Le Chirurgien-Dentiste de France, 10 décembre 2015, par Stéphane Guillaume

Un sauvage dans la ville

Dans Cannibale, Gocéné, un jeune kanak de 18 ans, est arraché à sa terre de Nouvelle-Calédonie pour être déporté à Paris. Il y  est exhibé dans une cage avec les siens, lors de la grande exposition coloniale de 1931. Il s’en évadera pour essayer de retrouver, dans le Paris des années 30, celle qu’aime, Minoé. Enlevée en même temps que lui, elle doit être envoyée dans un cirque en Allemagne avec une grande partie de ses compatriotes.

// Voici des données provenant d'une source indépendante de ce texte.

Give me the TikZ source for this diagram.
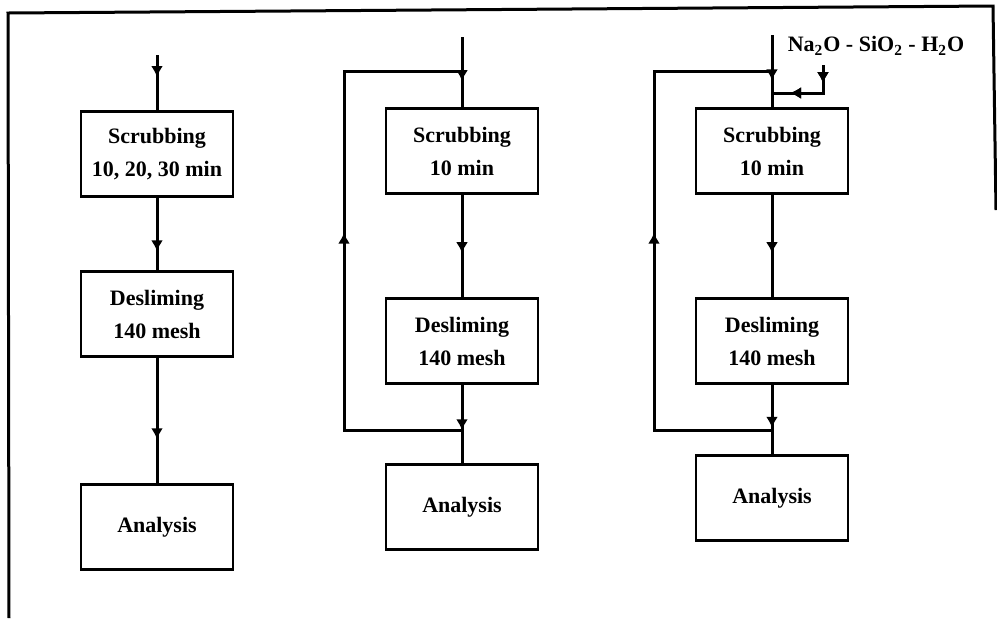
\documentclass[tikz,border=0pt]{standalone}
\usepackage{fontspec}
\setmainfont{Liberation Serif}
\usetikzlibrary{arrows.meta, positioning, decorations.markings}

\begin{document}
\begin{tikzpicture}[
  x=0.5pt, y=-0.5pt,
  every node/.style={font=\bfseries\fontsize{11}{16.5}\selectfont},
  stage/.style={rectangle, draw, line width=1.4pt, minimum width=76pt, minimum height=42.5pt, inner sep=0pt, align=center},
  flow/.style={line width=1.5pt},
  arrowat/.style={postaction={decorate}, decoration={markings, mark=at position #1 with {\arrow{Latex[length=5.5pt,width=6pt]}}}},
]
\useasboundingbox (0,0) rectangle (997,618);

% Frame
\draw[flow] (9,618) -- (8,13) -- (993,6) -- (996,210);

% Column 1
\node[stage] (s1) at (157,154) {Scrubbing\\10, 20, 30 min};
\node[stage] (d1) at (157,314) {Desliming\\140 mesh};
\node[stage] (a1) at (157,527) {Analysis};
\coordinate (f1) at (157,55);
\draw[flow, arrowat=0.4] (f1) -- (s1.north);
\draw[flow, arrowat=0.74] (s1.south) -- (d1.north);
\draw[flow, arrowat=0.65] (d1.south) -- (a1.north);

% Column 2
\node[stage] (s2) at (462,151) {Scrubbing\\10 min};
\node[stage] (d2) at (462,341) {Desliming\\140 mesh};
\node[stage] (a2) at (462,507) {Analysis};
\coordinate (f2) at (462,37);
\coordinate (t2) at (462,71);
\coordinate (j2) at (462,430);
\draw[flow, arrowat=0.63] (f2) -- (s2.north);
\draw[flow, arrowat=0.57] (s2.south) -- (d2.north);
\draw[flow, arrowat=0.58] (d2.south) -- (a2.north);
\draw[flow, arrowat=0.53] (j2) -- (344,430) -- (344,71) -- (t2);

% Column 3
\node[stage] (s3) at (772,151) {Scrubbing\\10 min};
\node[stage] (d3) at (772,341) {Desliming\\140 mesh};
\node[stage] (a3) at (772,498) {Analysis};
\coordinate (f3) at (772,35);
\coordinate (t3) at (772,71);
\coordinate (m3) at (772,93);
\coordinate (j3) at (772,430);
\draw[flow, arrowat=0.63] (f3) -- (s3.north);
\draw[flow, arrowat=0.57] (s3.south) -- (d3.north);
\draw[flow, arrowat=0.62] (d3.south) -- (a3.north);
\draw[flow, arrowat=0.53] (j3) -- (654,430) -- (654,71) -- (t3);

% Reagent feed
\node (silicate) at (876,46) {Na\textsubscript{2}O - SiO\textsubscript{2} - H\textsubscript{2}O};
\coordinate (na) at (823,65);
\draw[flow, arrowat=0.23, arrowat=0.77] (na) -- (823,93) -- (m3);

\end{tikzpicture}
\end{document}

Le Retour d’Ataï raconte le dernier voyage de Gocéné, vieillard, dans la Capitale du début du XXIe siècle. Pour honorer une promesse faite des années auparavant, il part à la recherche des restes d’un ancien grand chef kanak, Ataï, exécuté lors de la colonisation de le l’île par la France.

Deux récits inspirés par des faits réels, deux époques mais un même voyageur dans les mêmes lieux, Paris et la Nouvelle-Calédonie. Au-delà des déambulations de Gocéné, c’est en creux les drames vécus par le peuple kanak que nous conte l’auteur. On devine la violence de la colonisation à la fin de XIXe siècle ou celle, plus récente, des révoltes kanaks des années 80. C’est aussi un cruel aperçu du regard que porte l’homme sur les « sauvages » des colonies : celui des Français de l’entre-deux-guerres ou celui de nos contemporains, qui n’est, malgré les apparences, pas toujours si éloigné…

Didier Daeninckx est un écrivain prolifique et engagé, plusieurs fois récompensé (grand prix de la littérature policière, prix Goncourt de la nouvelle…). Il offre ici une promenade au travers de Paris, ville d’ombres et de lumières, et une plongée au cœur des massifs néo-calédoniens. À travers ces voyages dans le temps et dans l’espace s’opère aussi une belle réflexion sur la tolérance. Pourtant, nul didactisme ni discours moralisateur dans ces deux courts romans. Le ton y est souvent léger, non dénué d’humour comme lorsque Gocéné découvre le métro, et l’écriture vive et coulante malgré la cruauté sous-jacente des propos : « Tu vois, on fait des progrès : pour lui nous ne sommes pas des cannibales mais seulement des chimpanzés, des mangeurs de cacahuètes ». Une agréable mais nécessaire piqûre de rappel.